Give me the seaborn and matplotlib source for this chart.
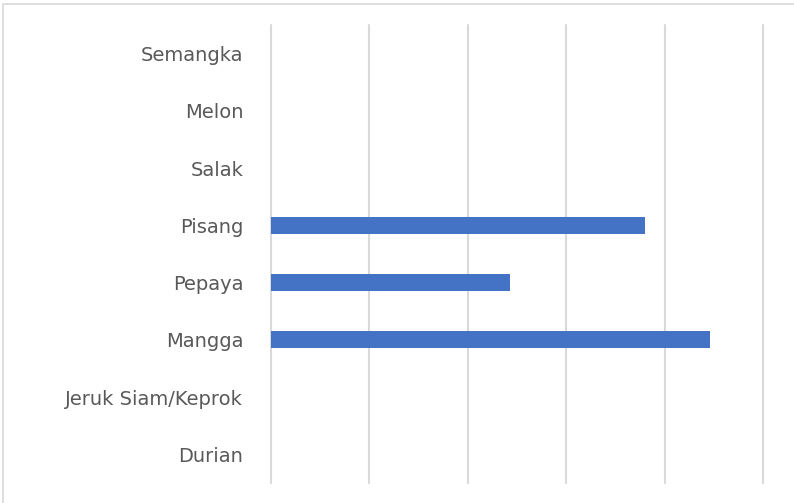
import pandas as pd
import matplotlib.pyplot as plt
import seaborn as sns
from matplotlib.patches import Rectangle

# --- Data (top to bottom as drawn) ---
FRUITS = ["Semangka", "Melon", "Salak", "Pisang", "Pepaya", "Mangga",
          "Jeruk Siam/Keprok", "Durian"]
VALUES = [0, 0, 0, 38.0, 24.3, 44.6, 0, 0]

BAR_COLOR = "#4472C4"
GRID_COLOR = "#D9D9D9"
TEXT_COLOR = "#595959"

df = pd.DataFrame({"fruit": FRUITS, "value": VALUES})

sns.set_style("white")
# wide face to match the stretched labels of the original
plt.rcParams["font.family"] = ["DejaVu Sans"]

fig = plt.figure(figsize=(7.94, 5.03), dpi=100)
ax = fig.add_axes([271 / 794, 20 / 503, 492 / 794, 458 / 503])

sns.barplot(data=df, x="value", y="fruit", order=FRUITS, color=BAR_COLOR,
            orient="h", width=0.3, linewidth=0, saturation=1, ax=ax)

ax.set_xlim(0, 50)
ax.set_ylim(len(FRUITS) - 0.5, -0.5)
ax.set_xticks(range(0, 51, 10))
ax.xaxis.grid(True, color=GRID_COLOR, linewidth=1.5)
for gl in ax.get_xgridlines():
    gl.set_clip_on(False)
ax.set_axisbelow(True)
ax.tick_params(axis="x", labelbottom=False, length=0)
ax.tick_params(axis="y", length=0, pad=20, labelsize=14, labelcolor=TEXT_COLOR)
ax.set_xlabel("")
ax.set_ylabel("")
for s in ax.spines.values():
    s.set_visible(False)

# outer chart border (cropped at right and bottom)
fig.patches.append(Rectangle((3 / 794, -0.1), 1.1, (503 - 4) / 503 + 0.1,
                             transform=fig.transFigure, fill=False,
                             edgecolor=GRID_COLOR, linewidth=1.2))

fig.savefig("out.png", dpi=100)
───
■ What is asked:
Emit the lines of the material exactly, from its first line to the line containing "from matplotlib.patches import Rectangle", inclusive; leave every picture out.

■ Reply to the exercise:
Give me the seaborn and matplotlib source for this chart.
import pandas as pd
import matplotlib.pyplot as plt
import seaborn as sns
from matplotlib.patches import Rectangle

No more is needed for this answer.